To which I replied ‘Uncle, I can try to grind down a little bit, at the risk of injuring your gums OK?’ Did anyone forget that the root of a tooth is situated at the gumline or beneath it?
‘Anyway, my suggestion is extraction. You understand hah?’
‘What for want to extract? There is no pain or swelling. I got diabetes!’ his language. Fine, what the hell.
Oh my my… what happened to prevention?
I took my handpiece and started to smoothened his roots, feeling a bit dejected at the same time. More because of a communication failure. His felt need is to get rid of the tongue irritation and keeping an asymptomatic root at the same time. My professional normative need for him is to get rid of a useless, mobile and potentially problematic root and by doing which will solve the tongue cut problem.
Anyway, I smoothened away. Suddenly, the old man raised his hand and pushed mine.
‘Dr. Can you please give me 30 seconds? I want to pray.’
What? Caught by surprise at the moment, I okay-ed. Of course I would not deny the request of a person to pray. My busy staffs looked at me and shot me the What-is-Going-On-There-are-a-lot-more-Patients look.
While uncle was praying, I was thinking. Am I too traumatic towards him or am I such a non-understanding dentist?
When he was done, he continued talking.
‘I am a Christian. I should’ve prayed before I come.’
I am a Christian too, but I kept quiet…. Then a point struck me, possibly I can use it to get my point across to uncle.
‘Uncle, you read the bible right?’ I started my reasoning, which will take a few more minutes of the precious Outpatient time.
‘You know sometimes patients are just like human beings in general. People read the Bible but never bother to follow what is in it. People read the Bible agreeing that it is the Word of God, but still continue to use their own stubborn methods to address their problems. What’s the point of reading the Bible then?’

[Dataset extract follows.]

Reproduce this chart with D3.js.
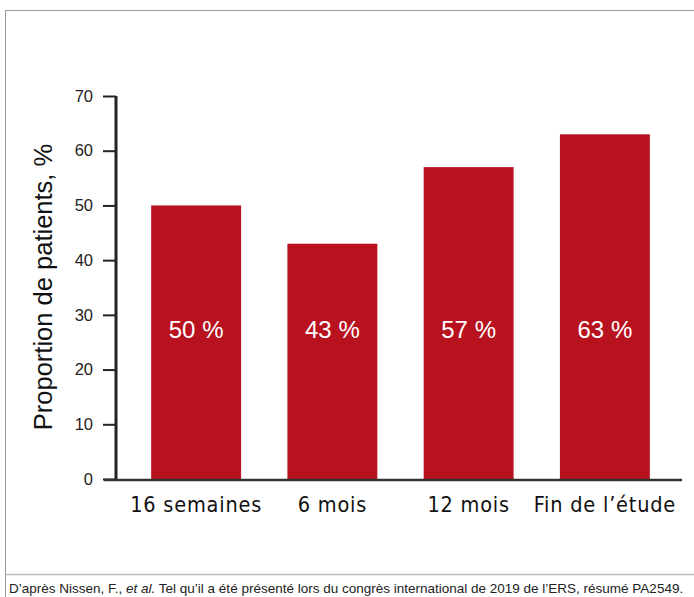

‘Patients came seeking for treatment and advice from doctors. But if the stubborn patient refused to take the advices, why even bother to seek help from the doctors? They think they know better. And then when something bad really happen because patient never listen, haaaa, then they come again, asking for help. Uncle, you understand?’
His next reply would determine if I hit home run.
‘… Dr, I apologize for all these troubles, but I forgive you.’
Or if I had just wasted my breath.
Forgive me? Oh my gosh…. God, this is a total communication break down. I didn’t ask for forgiveness! I didn’t even think that I made the wrong professional judgment, you stubborn old man. Whatever. I smoothened the sharps edges and sent him away.
Although I wished we could communicate better, sigh… I got other patients needing my attention. I got work to do.
I still love Outpatient. I hope that argument with patients will not become a hobby. That would be terrible.